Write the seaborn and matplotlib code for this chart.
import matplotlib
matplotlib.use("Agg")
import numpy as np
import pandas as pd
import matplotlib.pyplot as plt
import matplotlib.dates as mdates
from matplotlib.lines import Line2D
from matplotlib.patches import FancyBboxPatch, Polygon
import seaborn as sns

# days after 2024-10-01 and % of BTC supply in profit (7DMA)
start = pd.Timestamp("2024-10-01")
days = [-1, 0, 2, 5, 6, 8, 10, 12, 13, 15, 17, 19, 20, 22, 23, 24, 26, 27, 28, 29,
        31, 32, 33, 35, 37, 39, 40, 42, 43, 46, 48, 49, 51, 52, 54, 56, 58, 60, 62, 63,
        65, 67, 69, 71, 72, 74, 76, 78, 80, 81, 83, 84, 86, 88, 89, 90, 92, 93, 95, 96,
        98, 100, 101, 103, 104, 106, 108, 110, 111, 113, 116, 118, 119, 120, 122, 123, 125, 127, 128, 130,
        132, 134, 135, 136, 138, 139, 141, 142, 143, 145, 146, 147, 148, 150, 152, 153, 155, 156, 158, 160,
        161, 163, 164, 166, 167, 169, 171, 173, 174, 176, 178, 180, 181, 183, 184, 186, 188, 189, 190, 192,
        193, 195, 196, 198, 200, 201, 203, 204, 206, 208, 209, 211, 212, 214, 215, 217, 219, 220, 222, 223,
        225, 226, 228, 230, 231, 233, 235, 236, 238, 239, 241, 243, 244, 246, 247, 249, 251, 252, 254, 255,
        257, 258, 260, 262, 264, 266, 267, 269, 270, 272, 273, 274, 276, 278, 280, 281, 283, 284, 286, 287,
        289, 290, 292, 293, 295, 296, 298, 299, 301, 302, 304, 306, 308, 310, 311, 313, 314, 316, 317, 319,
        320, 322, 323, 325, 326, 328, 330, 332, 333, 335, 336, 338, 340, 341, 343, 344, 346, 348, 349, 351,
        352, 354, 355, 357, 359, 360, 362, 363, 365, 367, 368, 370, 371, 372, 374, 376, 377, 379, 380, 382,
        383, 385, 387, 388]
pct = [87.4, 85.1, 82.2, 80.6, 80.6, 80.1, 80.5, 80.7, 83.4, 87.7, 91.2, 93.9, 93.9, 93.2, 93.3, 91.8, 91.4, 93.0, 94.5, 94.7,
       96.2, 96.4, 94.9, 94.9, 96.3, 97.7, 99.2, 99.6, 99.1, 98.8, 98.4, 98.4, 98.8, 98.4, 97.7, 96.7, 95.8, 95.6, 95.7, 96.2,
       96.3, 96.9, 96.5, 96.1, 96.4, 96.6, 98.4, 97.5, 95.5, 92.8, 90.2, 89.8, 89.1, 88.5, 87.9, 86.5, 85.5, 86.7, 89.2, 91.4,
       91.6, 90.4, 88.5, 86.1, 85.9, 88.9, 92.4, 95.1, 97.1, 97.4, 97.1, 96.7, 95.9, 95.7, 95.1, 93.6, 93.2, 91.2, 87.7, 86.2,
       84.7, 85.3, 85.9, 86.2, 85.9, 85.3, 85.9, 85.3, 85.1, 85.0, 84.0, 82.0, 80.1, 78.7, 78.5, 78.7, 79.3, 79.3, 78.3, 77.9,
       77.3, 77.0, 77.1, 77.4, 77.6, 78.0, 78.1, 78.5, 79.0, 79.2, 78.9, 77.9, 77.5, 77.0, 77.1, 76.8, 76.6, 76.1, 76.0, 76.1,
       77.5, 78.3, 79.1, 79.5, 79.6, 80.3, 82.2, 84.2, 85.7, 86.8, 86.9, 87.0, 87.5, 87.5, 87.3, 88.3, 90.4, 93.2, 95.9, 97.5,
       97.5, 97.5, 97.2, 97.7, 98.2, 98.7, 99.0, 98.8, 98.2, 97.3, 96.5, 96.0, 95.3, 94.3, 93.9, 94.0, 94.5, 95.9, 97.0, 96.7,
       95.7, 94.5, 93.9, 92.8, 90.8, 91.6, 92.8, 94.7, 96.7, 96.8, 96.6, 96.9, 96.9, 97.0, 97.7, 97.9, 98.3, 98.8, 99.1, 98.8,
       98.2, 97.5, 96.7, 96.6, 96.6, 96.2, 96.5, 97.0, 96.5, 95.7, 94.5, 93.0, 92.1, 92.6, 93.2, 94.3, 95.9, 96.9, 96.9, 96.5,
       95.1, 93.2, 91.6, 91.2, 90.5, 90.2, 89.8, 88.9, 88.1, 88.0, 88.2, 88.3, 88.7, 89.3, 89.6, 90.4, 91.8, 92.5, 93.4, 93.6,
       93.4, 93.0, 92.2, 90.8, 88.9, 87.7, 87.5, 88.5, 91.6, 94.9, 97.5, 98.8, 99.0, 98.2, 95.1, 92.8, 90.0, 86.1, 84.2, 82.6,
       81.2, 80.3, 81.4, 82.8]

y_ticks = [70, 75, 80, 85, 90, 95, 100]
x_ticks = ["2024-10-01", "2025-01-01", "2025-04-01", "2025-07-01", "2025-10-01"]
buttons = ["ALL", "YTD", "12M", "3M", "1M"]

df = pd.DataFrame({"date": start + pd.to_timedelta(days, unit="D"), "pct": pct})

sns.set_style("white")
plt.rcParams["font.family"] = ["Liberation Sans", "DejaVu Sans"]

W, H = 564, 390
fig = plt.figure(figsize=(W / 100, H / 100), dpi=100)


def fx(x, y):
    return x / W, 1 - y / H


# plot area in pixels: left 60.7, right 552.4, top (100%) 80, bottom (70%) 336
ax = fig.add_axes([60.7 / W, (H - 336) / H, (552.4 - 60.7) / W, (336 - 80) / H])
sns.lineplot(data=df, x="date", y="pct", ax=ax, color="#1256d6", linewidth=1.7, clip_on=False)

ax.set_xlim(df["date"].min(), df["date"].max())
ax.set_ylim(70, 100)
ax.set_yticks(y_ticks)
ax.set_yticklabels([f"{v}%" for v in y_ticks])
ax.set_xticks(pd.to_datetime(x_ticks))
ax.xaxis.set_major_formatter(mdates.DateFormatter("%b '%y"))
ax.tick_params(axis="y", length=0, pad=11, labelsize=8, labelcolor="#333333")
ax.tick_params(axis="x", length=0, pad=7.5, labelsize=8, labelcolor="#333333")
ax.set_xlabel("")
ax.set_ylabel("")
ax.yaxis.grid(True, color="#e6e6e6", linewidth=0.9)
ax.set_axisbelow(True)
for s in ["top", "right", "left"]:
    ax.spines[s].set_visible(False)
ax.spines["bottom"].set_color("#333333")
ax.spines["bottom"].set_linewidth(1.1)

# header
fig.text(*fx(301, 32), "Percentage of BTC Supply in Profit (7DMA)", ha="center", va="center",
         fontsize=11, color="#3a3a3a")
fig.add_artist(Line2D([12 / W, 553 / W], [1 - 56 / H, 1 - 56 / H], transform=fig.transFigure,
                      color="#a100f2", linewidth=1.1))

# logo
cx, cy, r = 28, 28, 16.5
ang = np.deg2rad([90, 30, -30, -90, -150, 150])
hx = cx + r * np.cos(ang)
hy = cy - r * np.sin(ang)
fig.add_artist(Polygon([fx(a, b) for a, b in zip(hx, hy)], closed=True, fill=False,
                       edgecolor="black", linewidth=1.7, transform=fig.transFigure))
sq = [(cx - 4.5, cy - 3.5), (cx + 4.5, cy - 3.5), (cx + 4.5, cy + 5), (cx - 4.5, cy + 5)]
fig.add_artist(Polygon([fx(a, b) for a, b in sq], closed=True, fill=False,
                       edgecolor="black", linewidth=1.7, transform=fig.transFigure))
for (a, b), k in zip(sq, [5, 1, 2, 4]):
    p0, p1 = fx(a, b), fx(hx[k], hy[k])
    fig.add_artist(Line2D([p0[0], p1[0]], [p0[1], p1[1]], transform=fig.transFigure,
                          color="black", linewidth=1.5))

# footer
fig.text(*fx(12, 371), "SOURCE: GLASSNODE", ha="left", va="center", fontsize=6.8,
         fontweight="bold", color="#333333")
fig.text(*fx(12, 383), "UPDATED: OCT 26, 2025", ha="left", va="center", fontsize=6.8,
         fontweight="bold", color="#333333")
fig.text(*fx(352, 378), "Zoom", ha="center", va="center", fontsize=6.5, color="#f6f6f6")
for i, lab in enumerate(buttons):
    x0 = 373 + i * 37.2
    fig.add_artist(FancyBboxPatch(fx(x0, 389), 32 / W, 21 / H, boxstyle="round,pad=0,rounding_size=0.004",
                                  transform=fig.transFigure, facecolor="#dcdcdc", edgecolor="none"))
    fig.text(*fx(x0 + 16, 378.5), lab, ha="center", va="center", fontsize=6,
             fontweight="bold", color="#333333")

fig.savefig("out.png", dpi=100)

* **WRITTEN REQUEST**:
Work out how many lines of the data hold the string "matplotlib". Reply with that number alone.

* **COMPLETE OUTPUT**:
7